Seabourn Cruise Line was founded in 1988 with the launch of the 208-passenger Seabourn Pride. The idea for the cruise line originated two years earlier among a small group of luxury hospitality and cruising executives looking to reinvent luxury cruising. When the Seabourn Pride was first launched, it offered: spacious all-suite accommodations; public spaces designed for relaxed socializing; and a stern designed like a private beach resort. Just four years later in 1992, Carnival agreed to purchase a 50% stake in Seabourn via two separate ten-year loans of $15 million and $10 million. With the $15 million loan Carnival acquired an initial 25% stake in Seabourn. The second loan for $10 million secured an additional 25% stake in late 1995. In 1998, the company purchased the remaining 50% stake in Seabourn. At the same time, Carnival acquired Cunard Line Ltd. and combined it with Seabourn. Today, Seabourn operates a fleet of three 458-passenger and two 600-passenger ships offering an ultra-luxury cruising experience in over 400 destinations globally.


  • Type of Business: Cruise Line
  • Acquisition Price: approx. $141 million (for initial 50% stake), part of $270 million joint purchase price with Airtours Plc; approx. $515 million (remaining stake)
  • Acquisition Date: 1997 (initial 50% stake); 2000 (remaining stake)

Costa made its first voyage from Genoa to Buenos Aires in 1948 with a trans-Atlantic liner named the “Anna C”. By the 1960s, the Italy-based company was Europe’s largest cruise line. Costa was jointly acquired in 1997 by Carnival and Airtours, each of the two companies purchasing a respective 50% stake. Three years later, Carnival purchased the remaining stake in Costa from Airtours for approximately $515 million. The acquisition of Costa bolstered Carnival’s presence in the fast-growing European market.
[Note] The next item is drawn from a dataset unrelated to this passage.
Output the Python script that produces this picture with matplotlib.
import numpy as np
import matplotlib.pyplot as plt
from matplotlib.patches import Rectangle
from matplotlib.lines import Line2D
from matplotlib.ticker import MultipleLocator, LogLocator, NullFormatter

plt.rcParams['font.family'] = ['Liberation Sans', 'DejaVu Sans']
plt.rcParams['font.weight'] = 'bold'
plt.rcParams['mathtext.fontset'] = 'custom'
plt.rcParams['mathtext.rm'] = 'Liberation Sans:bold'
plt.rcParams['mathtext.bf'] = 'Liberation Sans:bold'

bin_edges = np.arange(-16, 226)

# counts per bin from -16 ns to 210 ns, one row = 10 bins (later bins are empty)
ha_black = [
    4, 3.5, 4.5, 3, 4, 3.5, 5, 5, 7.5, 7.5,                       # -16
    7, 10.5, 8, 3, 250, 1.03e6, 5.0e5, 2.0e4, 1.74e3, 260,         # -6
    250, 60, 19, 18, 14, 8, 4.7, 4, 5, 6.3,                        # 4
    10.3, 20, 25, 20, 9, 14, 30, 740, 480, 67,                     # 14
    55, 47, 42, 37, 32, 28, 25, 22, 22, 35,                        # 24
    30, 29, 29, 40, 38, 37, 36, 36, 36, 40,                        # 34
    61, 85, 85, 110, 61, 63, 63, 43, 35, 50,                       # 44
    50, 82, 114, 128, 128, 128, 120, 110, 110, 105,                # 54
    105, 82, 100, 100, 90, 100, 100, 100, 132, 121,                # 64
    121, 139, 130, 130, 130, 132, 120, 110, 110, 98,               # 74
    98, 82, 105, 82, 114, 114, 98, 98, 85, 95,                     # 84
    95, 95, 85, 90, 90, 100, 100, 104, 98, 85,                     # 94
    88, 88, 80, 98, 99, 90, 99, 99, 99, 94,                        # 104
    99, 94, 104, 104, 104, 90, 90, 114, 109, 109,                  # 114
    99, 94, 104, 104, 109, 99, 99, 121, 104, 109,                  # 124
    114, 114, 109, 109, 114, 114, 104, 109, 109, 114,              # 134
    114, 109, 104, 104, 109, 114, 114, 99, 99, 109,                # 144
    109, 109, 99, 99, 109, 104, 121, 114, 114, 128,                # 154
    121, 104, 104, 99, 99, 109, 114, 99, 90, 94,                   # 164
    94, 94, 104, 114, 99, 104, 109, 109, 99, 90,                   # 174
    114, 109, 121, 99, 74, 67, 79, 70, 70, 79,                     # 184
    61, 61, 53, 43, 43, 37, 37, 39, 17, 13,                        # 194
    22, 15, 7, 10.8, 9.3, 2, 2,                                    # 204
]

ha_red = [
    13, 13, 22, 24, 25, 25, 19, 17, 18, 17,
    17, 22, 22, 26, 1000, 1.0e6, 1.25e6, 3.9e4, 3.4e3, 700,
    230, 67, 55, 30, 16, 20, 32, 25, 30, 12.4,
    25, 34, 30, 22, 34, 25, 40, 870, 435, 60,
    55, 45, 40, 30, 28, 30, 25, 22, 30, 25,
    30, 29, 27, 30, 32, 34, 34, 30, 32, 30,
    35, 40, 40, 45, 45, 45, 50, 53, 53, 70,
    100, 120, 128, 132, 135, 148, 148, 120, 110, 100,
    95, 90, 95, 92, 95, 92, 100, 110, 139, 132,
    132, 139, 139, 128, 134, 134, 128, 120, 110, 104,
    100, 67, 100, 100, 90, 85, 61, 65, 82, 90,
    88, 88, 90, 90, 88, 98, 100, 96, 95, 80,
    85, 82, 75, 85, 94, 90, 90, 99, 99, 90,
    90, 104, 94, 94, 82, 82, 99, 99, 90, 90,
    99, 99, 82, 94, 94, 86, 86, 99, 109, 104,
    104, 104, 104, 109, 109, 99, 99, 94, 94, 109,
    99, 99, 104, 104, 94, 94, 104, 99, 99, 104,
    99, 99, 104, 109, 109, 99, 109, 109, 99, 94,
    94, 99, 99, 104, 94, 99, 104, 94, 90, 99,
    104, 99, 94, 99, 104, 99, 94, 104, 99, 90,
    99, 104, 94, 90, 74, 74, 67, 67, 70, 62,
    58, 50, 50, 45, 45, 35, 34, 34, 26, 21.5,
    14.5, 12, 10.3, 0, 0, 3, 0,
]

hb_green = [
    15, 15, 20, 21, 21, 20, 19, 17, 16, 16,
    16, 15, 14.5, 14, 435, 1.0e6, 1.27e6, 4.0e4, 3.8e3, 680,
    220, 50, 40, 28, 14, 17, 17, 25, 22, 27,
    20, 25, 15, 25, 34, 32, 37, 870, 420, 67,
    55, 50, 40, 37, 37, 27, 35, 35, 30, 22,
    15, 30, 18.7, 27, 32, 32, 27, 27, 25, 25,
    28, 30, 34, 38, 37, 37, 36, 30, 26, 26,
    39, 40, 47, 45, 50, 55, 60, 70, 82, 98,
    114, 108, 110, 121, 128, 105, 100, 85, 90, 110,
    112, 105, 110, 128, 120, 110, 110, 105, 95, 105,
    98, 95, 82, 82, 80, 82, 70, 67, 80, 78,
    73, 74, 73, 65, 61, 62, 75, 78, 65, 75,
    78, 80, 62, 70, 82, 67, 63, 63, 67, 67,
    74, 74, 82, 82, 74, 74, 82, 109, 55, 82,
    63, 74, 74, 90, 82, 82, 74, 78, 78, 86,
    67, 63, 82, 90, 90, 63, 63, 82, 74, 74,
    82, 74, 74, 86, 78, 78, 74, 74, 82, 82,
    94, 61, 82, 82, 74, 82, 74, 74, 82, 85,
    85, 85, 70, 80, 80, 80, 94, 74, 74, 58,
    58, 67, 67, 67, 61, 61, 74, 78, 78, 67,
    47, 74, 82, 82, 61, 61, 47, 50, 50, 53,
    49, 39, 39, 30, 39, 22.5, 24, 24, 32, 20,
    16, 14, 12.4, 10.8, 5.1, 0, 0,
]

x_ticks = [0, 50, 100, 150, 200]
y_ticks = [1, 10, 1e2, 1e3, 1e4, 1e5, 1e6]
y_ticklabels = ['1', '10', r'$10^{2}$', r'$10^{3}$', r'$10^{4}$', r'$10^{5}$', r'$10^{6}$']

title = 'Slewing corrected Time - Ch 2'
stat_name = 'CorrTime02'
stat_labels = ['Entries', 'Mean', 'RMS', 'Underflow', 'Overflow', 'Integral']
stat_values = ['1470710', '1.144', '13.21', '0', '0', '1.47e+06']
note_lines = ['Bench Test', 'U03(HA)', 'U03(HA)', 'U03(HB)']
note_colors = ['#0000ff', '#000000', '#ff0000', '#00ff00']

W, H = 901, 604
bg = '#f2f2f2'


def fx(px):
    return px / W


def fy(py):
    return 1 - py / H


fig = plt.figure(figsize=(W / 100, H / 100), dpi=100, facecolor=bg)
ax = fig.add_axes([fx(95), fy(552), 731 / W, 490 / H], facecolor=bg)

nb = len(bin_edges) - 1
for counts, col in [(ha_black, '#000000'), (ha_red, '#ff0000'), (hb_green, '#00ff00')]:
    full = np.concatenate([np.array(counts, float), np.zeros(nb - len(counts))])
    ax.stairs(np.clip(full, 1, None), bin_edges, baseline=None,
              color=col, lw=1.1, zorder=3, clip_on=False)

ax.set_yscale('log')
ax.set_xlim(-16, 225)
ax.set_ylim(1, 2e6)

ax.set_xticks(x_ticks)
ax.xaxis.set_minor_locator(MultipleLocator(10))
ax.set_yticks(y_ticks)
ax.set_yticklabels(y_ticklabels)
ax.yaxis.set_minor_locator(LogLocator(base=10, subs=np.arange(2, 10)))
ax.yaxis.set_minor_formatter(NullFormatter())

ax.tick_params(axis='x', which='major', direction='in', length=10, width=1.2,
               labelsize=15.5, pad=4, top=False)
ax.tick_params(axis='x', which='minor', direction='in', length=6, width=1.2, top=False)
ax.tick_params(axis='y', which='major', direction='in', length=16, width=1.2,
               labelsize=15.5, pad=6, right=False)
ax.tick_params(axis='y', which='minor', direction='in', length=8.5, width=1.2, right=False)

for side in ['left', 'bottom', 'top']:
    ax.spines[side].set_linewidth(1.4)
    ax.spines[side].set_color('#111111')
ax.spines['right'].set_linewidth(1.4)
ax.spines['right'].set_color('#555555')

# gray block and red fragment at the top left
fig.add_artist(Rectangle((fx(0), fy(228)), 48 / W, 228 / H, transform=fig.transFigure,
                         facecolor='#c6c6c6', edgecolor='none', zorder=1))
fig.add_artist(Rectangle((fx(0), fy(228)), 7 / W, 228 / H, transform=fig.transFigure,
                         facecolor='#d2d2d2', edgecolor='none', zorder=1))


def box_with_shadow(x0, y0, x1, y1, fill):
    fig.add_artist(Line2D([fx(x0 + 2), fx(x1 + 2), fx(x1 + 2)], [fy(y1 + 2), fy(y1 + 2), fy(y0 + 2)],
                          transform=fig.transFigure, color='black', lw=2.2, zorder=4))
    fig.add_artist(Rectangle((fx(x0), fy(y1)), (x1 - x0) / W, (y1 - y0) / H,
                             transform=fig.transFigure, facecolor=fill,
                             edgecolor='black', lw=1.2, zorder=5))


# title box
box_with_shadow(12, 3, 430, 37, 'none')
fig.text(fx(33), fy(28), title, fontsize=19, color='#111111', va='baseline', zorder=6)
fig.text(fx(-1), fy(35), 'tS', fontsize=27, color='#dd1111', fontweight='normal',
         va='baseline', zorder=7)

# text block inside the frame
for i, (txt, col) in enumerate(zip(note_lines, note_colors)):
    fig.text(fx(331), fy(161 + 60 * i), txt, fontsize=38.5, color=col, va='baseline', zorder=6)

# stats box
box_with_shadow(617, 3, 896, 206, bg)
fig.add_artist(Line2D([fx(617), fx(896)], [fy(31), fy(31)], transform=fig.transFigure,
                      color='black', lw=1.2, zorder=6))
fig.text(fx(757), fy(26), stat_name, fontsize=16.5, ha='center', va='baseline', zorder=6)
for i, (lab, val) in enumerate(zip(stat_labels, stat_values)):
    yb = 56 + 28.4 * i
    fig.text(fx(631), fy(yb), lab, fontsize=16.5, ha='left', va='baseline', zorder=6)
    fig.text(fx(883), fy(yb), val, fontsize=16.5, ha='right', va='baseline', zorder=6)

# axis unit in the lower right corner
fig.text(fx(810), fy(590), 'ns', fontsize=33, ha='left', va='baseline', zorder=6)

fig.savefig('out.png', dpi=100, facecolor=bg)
Carnival is now the parent company of both Costa Cruise Lines and AIDA Cruises. Today, Costa operates a fleet of 12 ships and visits over 260 ports around the world. AIDA leads the German-speaking cruise market and currently operates a fleet of 13 cruise ships.

Cunard Line Ltd.

  • Type of Business: Luxury Cruise Line
  • Acquisition Price: $500 million (initial 68% stake); $205 million (remaining stake)
  • Acquisition Date: 1998 (initial 68% stake); 1999 (remaining 32% stake)
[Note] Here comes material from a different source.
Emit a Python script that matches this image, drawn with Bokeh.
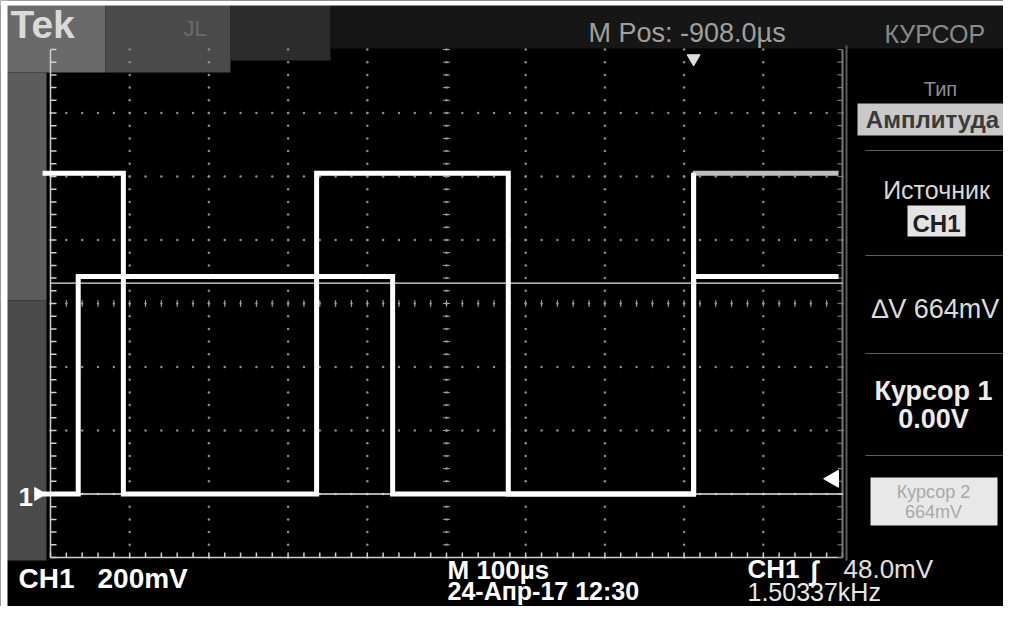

The Cunard Line was founded in 1840 by war veteran and timber merchant Samuel Cunard. It started out providing mail service in Canada’s maritime region before eventually expanding its services across the Atlantic and establishing itself as an international shipping company. During the 1880s, Cunard transported more than one million of the 2.5 million people seeking to settle in the U.S. The company continued to grow and expand over the next century. Cunard was operating five luxury cruise ships by 1998, the year Carnival and a group of investors purchased its operating assets for $500 million. Carnival acquired a 68% interest in the cruise line and consolidated it with Seabourn, of which the company had simultaneously purchased the remaining stake. In 1999, Carnival purchased the remaining 32% stake in Cunard in a deal worth $205 million. The purchase of Cunard, the largest luxury cruise operator in the world at the time, made Carnival the largest cruise company in the world. Cunard currently operates four luxury cruise vessels.

P&O Cruises

  • Type of Business: Cruise Line
  • Acquisition Price: approx. $7.3-$7.8 billion
  • Acquisition Date: April 2003

P&O Cruises was founded in 1837 as the Peninsular & Oriental Steam Navigation Co. While the company started out primarily transporting mail, it went on to offer its first leisure cruise from London to the Mediterranean in 1844. Cruising would gradually grow in popularity and become a more regular activity by the mid-1880s. In 2003, the company’s cruise operations, known as P&O Princess Cruises Plc, were acquired by Carnival for between $7-$8 billion. The acquisition included Princess Cruises, P&O Cruises, P&O Cruises Australia, and tour operator Princess Tours. The merger between the two companies led to the formation of the dual-listed company – Carnival Corp. and Carnival Plc – discussed in the introduction above. It made Carnival into the first global cruise company. Today, Carnival operates P&O as two separate brands: P&O Cruises (U.K.), which operates a fleet of six premium ships; and P&O Cruises (Australia), which operates a fleet of three ships.